Additionally, Ford has additional issues it has to tackle:

  • Growing percentages of EV sales will reduce dealership income (most of which is derived from maintenance and repair), leading to more pervasive markups
  • A need to develop a ‘supercharging’ network.
    • Look more deeply into their published numbers—if you nix Tesla’s superchargers (which they can access rn), as Tesla will jack up prices for non-Tesla’s over time (especially when the supercharger network begins to get overburdened), and eliminate low-power chargers, look closely in your area at the ACTUAL NUMBER of high power charging stations individually. There may be chargepoint nodes in your area, but at least in Atlanta, the total stalls are very low.
  • Battery supply shortages –> higher prices for batteries
    • This is why Fords CEO has been talking about the need for federal support with battery raw material production

SO WHAT?

  1. Ford has to raise prices—they have no other choice.
    1. None of the sub-bullets above (dealership cut, need for expanded charger network, declining subsidy $, higher priced U.S. labor, higher priced batteries with less-efficient form factors) is easily solvable. While Ford talks about separating EVs from its dealership network, that legal fight will take YEARS.
  2. This same situation will manifest in other legacy automakers
  3. Legacy auto debt levels (looking at Ford and VW, in particular) mean they can’t afford to produce less cars or see zero profit.
  4. Therefore, legacy auto has significant pressure to maintain high prices
  5. Tesla is, therefore, insulated from the price reduction and gross margin contracting effects of market competition.
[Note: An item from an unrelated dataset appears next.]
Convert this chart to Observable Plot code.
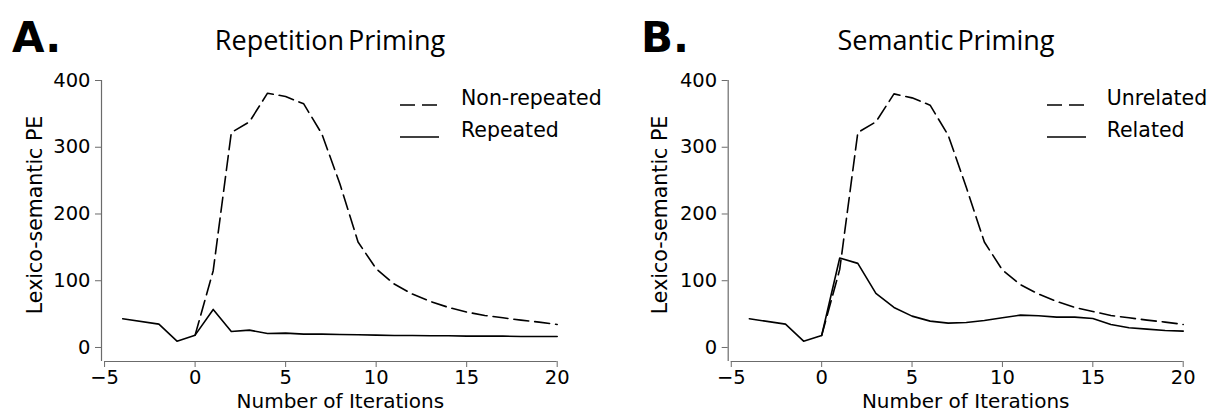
<!DOCTYPE html>
<html>
<head>
<meta charset="utf-8">
<script src="https://cdn.jsdelivr.net/npm/d3@7"></script>
<script src="https://cdn.jsdelivr.net/npm/@observablehq/plot@0.6"></script>
<style>
  html, body { margin: 0; padding: 0; background: #fff; }
  #root { position: relative; width: 1210px; height: 412px; overflow: hidden; background: #fff; }
  .abs { position: absolute; white-space: nowrap; }
  .panel-letter { font-family: "DejaVu Sans", sans-serif; font-weight: bold; font-size: 42px; line-height: 42px; color: #000; }
  .title { font-family: "Open Sans", "Noto Sans", sans-serif; font-size: 27px; line-height: 27px; color: #000; text-align: center; width: 400px; word-spacing: -3px; }
  .leg { font-family: "DejaVu Sans", sans-serif; font-size: 20.5px; line-height: 20.5px; color: #000; }
</style>
</head>
<body>
<div id="root"></div>
<script>
// ---------- data ----------
const iterations = [-4, -2, -1, 0, 1, 2, 3, 4, 5, 6, 7, 8, 9, 10, 11, 12, 13, 14, 15, 16, 17, 18, 19, 20];
const iterationsPost = [0, 1, 2, 3, 4, 5, 6, 7, 8, 9, 10, 11, 12, 13, 14, 15, 16, 17, 18, 19, 20];

// Panel A: Repetition priming
const repeated = [43, 35, 9.5, 18.5, 57, 24, 26, 21, 21.5, 20, 20, 19.5, 19, 18.5, 18, 18, 17.5, 17.5, 17, 17, 17, 16.5, 16.5, 16.5];
const nonRepeated = [18.5, 115, 322, 338, 381, 376, 365, 320, 245, 158, 118, 95, 80, 69, 60, 53, 48, 44.5, 41, 38, 34.5];

// Panel B: Semantic priming
const related = [43, 35, 9.5, 18, 134, 126, 81, 60, 47, 39.5, 36.5, 37.5, 40.5, 44.5, 48.5, 47.5, 45.5, 45.5, 43.5, 34.5, 29.5, 27.5, 25.5, 24.5];
const unrelated = [18, 117, 322, 338, 380, 374, 363, 318, 240, 158, 116, 94, 80, 69, 60, 54, 48, 44.5, 41, 38, 34.5];

const xTicks = [-5, 0, 5, 10, 15, 20];
const yTicks = [0, 100, 200, 300, 400];
const xDomain = [-5.17, 20];
const yDomain = [-21, 400];

const panelTitles = ["Repetition Priming", "Semantic Priming"];
const panelLetters = ["A.", "B."];
const legendA = ["Non-repeated", "Repeated"];
const legendB = ["Unrelated", "Related"];
const xLabel = "Number of Iterations";
const yLabel = "Lexico-semantic PE";

// ---------- drawing ----------
const axisColor = "#6b6b6b";
const root = document.getElementById("root");

function makePanel({marginLeft, marginRight, solid, dashed, xLabelDx, yLabelDx}) {
  const solidData = iterations.map((x, i) => ({x, y: solid[i]}));
  const dashedData = iterationsPost.map((x, i) => ({x, y: dashed[i]}));
  return Plot.plot({
    width: 605,
    height: 350,
    marginTop: 18,
    marginBottom: 51,
    marginLeft,
    marginRight,
    x: {domain: xDomain, label: null},
    y: {domain: yDomain, label: null},
    style: {fontFamily: "DejaVu Sans, sans-serif", color: "#000", background: "transparent", overflow: "visible"},
    marks: [
      Plot.ruleX([xDomain[0]], {y1: yDomain[0], y2: yDomain[1], stroke: axisColor, strokeWidth: 1.2}),
      Plot.ruleY([yDomain[0]], {x1: xTicks[0], x2: xTicks[xTicks.length - 1], stroke: axisColor, strokeWidth: 1.2}),
      Plot.axisX({ticks: xTicks, tickSize: 6, tickPadding: 3, fontSize: 19.5, stroke: axisColor, fill: "#000", label: null}),
      Plot.axisY({ticks: yTicks, tickSize: 6, tickPadding: 5, fontSize: 19.5, stroke: axisColor, fill: "#000", label: null}),
      Plot.line(dashedData, {x: "x", y: "y", stroke: "#000", strokeWidth: 1.6, strokeDasharray: "15,6"}),
      Plot.line(solidData, {x: "x", y: "y", stroke: "#000", strokeWidth: 1.6}),
      Plot.text([xLabel], {text: d => d, frameAnchor: "bottom", lineAnchor: "bottom", dy: 46.2, dx: xLabelDx, fontSize: 20, fill: "#000"}),
      Plot.text([yLabel], {text: d => d, frameAnchor: "left", rotate: -90, textAnchor: "middle", lineAnchor: "middle", dx: yLabelDx, dy: -6, fontSize: 20.5, fill: "#000"})
    ]
  });
}

function place(el, left, top) {
  const wrap = document.createElement("div");
  wrap.className = "abs";
  wrap.style.left = left + "px";
  wrap.style.top = top + "px";
  wrap.appendChild(el);
  root.appendChild(wrap);
  return wrap;
}

function addText(cls, text, left, top) {
  const d = document.createElement("div");
  d.className = "abs " + cls;
  d.style.left = left + "px";
  d.style.top = top + "px";
  d.textContent = text;
  root.appendChild(d);
}

function addLegend(labels, sampleLeft, textLeft) {
  const ys = [97, 129];
  labels.forEach((lab, i) => {
    const ns = "http://www.w3.org/2000/svg";
    const svg = document.createElementNS(ns, "svg");
    svg.setAttribute("width", 40);
    svg.setAttribute("height", 6);
    const ln = document.createElementNS(ns, "line");
    ln.setAttribute("x1", 0); ln.setAttribute("x2", 39);
    ln.setAttribute("y1", 3); ln.setAttribute("y2", 3);
    ln.setAttribute("stroke", "#000");
    ln.setAttribute("stroke-width", 1.6);
    if (i === 0) ln.setAttribute("stroke-dasharray", "15,7");
    svg.appendChild(ln);
    place(svg, sampleLeft, ys[i] - 3);
    addText("leg", lab, textLeft, ys[i] + 8 - 17.3);
  });
}

const A = makePanel({marginLeft: 101, marginRight: 48.3, solid: repeated, dashed: nonRepeated, xLabelDx: 11, yLabelDx: -66});
const B = makePanel({marginLeft: 122.7, marginRight: 27.3, solid: related, dashed: unrelated, xLabelDx: 10, yLabelDx: -67.7});
place(A, 0, 62);
place(B, 605, 62);

addText("panel-letter", panelLetters[0], 12, 16.5);
addText("panel-letter", panelLetters[1], 641, 16.5);
addText("title", panelTitles[0], 330 - 200, 26);
addText("title", panelTitles[1], 946 - 200, 26);

addLegend(legendA, 400, 461);
addLegend(legendB, 1046.7, 1106.7);
</script>
</body>
</html>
Add to this several Tesla-phenomena

  1. Tesla’s cost of production will continue to decline, meaning that gross margins will continue to expand
    1. Technology reasons: dime-casting, structural battery, and 4680 (if it continues to scale) batteries
    2. Economies of scale reasons: Tesla is centralizing serious production capacity in its main four factories. 50% CAGR can be achieved for several years with the current factory footprint alone. Austin is projected to eventually produce 2 million units alone, per year. I would doubt these projections if it wasn’t for Tesla’s record setting CAGR—which has surprised the entire industry over the past three years.
  2. Therefore, because Tesla has more ‘buffer’ to decrease prices—in an environment that is continuing to improve and in the context that legacy auto faces), Tesla has the ability to win any price war for several years into the future

Conclusion

Tesla will be able to maintain unlimited demand for its cars and will have minimal pressure on gross margins from market competition for several years into the future. While some legacy auto (VW) MIGHT produce EVs in large numbers, this will not negatively impact Tesla gross margins.

Would love for folks to put forward a strong counter argument. I have several $TSLA 2024 leaps and, if I am wrong in my assumptions here, would muuuuuch rather know that my thinking is faulty than continue to sit on this volatile position.